La solution, quoique sévère, s’inscrit dans la droite ligne des jurisprudences antérieures (Cass. civ. 3, 26 février 1980, n° 78-15.556, publié au bulletin N° Lexbase : A0415CKL ; Cass. civ. 3, 9 février 2011, n° 09-71.498, FS-P+B N° Lexbase : A7282GWM ; Cass. civ. 3, 10 juillet 2013, n° 12-17.149, FS-P+B N° Lexbase : A8920KI9).

Le vendeur après achèvement est redevable de la garantie décennale des constructeurs pendant un délai de dix ans à compter de la réception sur le fondement des articles 1792 N° Lexbase : L1920ABQ et suivants du Code civil et de la garantie des vices cachés pendant un délai de deux ans à compter de la découverte du vice sur le droit de la vente prévue à l’article 1643 du Code civil N° Lexbase : L1746ABB.

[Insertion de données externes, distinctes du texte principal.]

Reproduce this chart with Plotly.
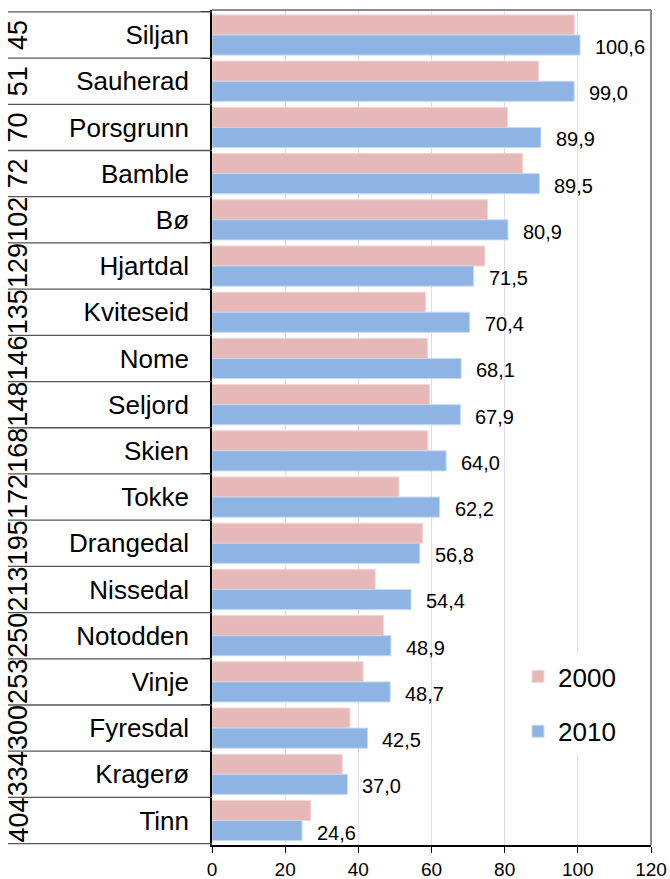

Une partie de la doctrine avait suggéré, par application de l’adage specialia generalibus derogeant, que le constructeur vendeur échappe à la garantie de droit commun mais, jusqu’à présent, elle n’a pas été entendue.

Les conseillers avaient rejeté le recours au motif que l’acquéreur ne rapportait pas la preuve de la connaissance des vices au moment de la vente.

C’est là inverser la charge de la preuve puisque le vendeur constructeur est qualifié de professionnel. Les juges du fond auraient donc dû rechercher si la SCI avait elle-même réalisé les travaux à l’origine des désordres affectant le bien vendu. Si tel est le cas, elle s’est comportée en constructeur et est réputée avoir eu connaissance du vice.

Évidemment, en lisant ces lignes, le projet de réforme du droit des contrats spéciaux résonne en ce qu’il ambitionne de grands changements sur la garantie des vices cachés.